The problem –
Write the material out again in full, word for word. Do not include the pictures.

Collected data –
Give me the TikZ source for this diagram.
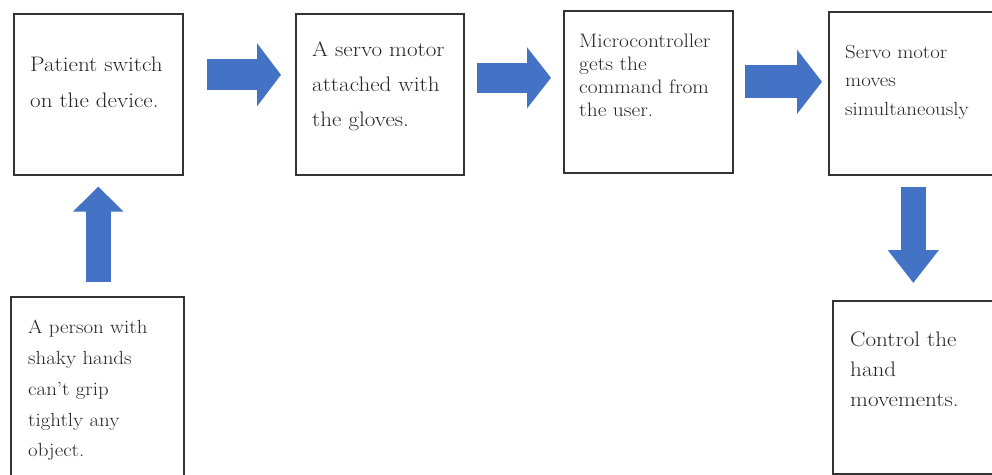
\documentclass[tikz,border=0pt]{standalone}
\usepackage{fontspec}
\setmainfont{Latin Modern Roman}[FakeStretch=1.1]
\usetikzlibrary{arrows.meta}
\definecolor{arrowblue}{HTML}{4472C4}

\begin{document}
\begin{tikzpicture}[x=1pt,y=-1pt,
  stage/.style={draw=black!80,line width=1.6pt,anchor=north west,inner sep=0},
  stagetext/.style={anchor=north west,inner sep=0,align=left,text=black!85},
  bigarrow/.style={arrowblue,line width=#1}]
\useasboundingbox (0,0) rectangle (992,474);
\clip (0,0) rectangle (992,474);
% boxes
\node[stage,minimum width=169,minimum height=161] (switch) at (13,13) {};
\node[stage,minimum width=168,minimum height=161] (servo) at (295,13) {};
\node[stage,minimum width=169,minimum height=162] (micro) at (563,10) {};
\node[stage,minimum width=169,minimum height=163] (moves) at (828,11) {};
\node[stage,minimum width=173,minimum height=190] (person) at (10,296) {};
\node[stage,minimum width=165,minimum height=173] (control) at (832,300) {};
% texts
\node[stagetext,font=\fontsize{21}{36}\selectfont] (switchtext) at (30,56.5) {Patient switch\\on the device.};
\node[stagetext,font=\fontsize{21}{35}\selectfont] (servotext) at (312,41) {A servo motor\\attached with\\the gloves.};
\node[stagetext,font=\fontsize{19.5}{23}\selectfont] (microtext) at (579,33.5) {Microcontroller\\gets the\\command from\\the user.};
\node[stagetext,font=\fontsize{19}{28.5}\selectfont] (movestext) at (845,45) {Servo motor\\moves\\simultaneously};
\node[stagetext,font=\fontsize{19}{30.8}\selectfont] (persontext) at (28,320) {A person with\\shaky hands\\can't grip\\tightly any\\object.};
\node[stagetext,font=\fontsize{21}{30}\selectfont] (controltext) at (850,332) {Control the\\hand\\movements.};
% arrows
\draw[bigarrow=31pt,-{Triangle[width=62pt,length=24pt]},shorten <=23pt,shorten >=14pt]
  ([yshift=19.5pt]switch.east) -- ([yshift=19.5pt]switch.east -| servo.west);
\draw[bigarrow=30pt,-{Triangle[width=60pt,length=24pt]},shorten <=12pt,shorten >=12pt]
  ([yshift=16.5pt]servo.east) -- ([yshift=16.5pt]servo.east -| micro.west);
\draw[bigarrow=33pt,-{Triangle[width=63pt,length=25pt]},shorten <=11pt,shorten >=6pt]
  ([yshift=10pt]micro.east) -- ([yshift=10pt]micro.east -| moves.west);
\draw[bigarrow=25pt,-{Triangle[width=49pt,length=25pt]},shorten <=14pt,shorten >=11pt]
  ([xshift=1pt]person.north) -- ([xshift=1pt]person.north |- switch.south);
\draw[bigarrow=25pt,-{Triangle[width=49pt,length=33pt]},shorten <=11pt,shorten >=17pt]
  (moves.south) -- (moves.south |- control.north);
\end{tikzpicture}
\end{document}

Answer for the task –
Give me the TikZ source for this diagram.
\documentclass[tikz,border=0pt]{standalone}
\usepackage{fontspec}
\setmainfont{Latin Modern Roman}[FakeStretch=1.1]
\usetikzlibrary{arrows.meta}
\definecolor{arrowblue}{HTML}{4472C4}

\begin{document}
\begin{tikzpicture}[x=1pt,y=-1pt,
  stage/.style={draw=black!80,line width=1.6pt,anchor=north west,inner sep=0},
  stagetext/.style={anchor=north west,inner sep=0,align=left,text=black!85},
  bigarrow/.style={arrowblue,line width=#1}]
\useasboundingbox (0,0) rectangle (992,474);
\clip (0,0) rectangle (992,474);
% boxes
\node[stage,minimum width=169,minimum height=161] (switch) at (13,13) {};
\node[stage,minimum width=168,minimum height=161] (servo) at (295,13) {};
\node[stage,minimum width=169,minimum height=162] (micro) at (563,10) {};
\node[stage,minimum width=169,minimum height=163] (moves) at (828,11) {};
\node[stage,minimum width=173,minimum height=190] (person) at (10,296) {};
\node[stage,minimum width=165,minimum height=173] (control) at (832,300) {};
% texts
\node[stagetext,font=\fontsize{21}{36}\selectfont] (switchtext) at (30,56.5) {Patient switch\\on the device.};
\node[stagetext,font=\fontsize{21}{35}\selectfont] (servotext) at (312,41) {A servo motor\\attached with\\the gloves.};
\node[stagetext,font=\fontsize{19.5}{23}\selectfont] (microtext) at (579,33.5) {Microcontroller\\gets the\\command from\\the user.};
\node[stagetext,font=\fontsize{19}{28.5}\selectfont] (movestext) at (845,45) {Servo motor\\moves\\simultaneously};
\node[stagetext,font=\fontsize{19}{30.8}\selectfont] (persontext) at (28,320) {A person with\\shaky hands\\can't grip\\tightly any\\object.};
\node[stagetext,font=\fontsize{21}{30}\selectfont] (controltext) at (850,332) {Control the\\hand\\movements.};
% arrows
\draw[bigarrow=31pt,-{Triangle[width=62pt,length=24pt]},shorten <=23pt,shorten >=14pt]
  ([yshift=19.5pt]switch.east) -- ([yshift=19.5pt]switch.east -| servo.west);
\draw[bigarrow=30pt,-{Triangle[width=60pt,length=24pt]},shorten <=12pt,shorten >=12pt]
  ([yshift=16.5pt]servo.east) -- ([yshift=16.5pt]servo.east -| micro.west);
\draw[bigarrow=33pt,-{Triangle[width=63pt,length=25pt]},shorten <=11pt,shorten >=6pt]
  ([yshift=10pt]micro.east) -- ([yshift=10pt]micro.east -| moves.west);
\draw[bigarrow=25pt,-{Triangle[width=49pt,length=25pt]},shorten <=14pt,shorten >=11pt]
  ([xshift=1pt]person.north) -- ([xshift=1pt]person.north |- switch.south);
\draw[bigarrow=25pt,-{Triangle[width=49pt,length=33pt]},shorten <=11pt,shorten >=17pt]
  (moves.south) -- (moves.south |- control.north);
\end{tikzpicture}
\end{document}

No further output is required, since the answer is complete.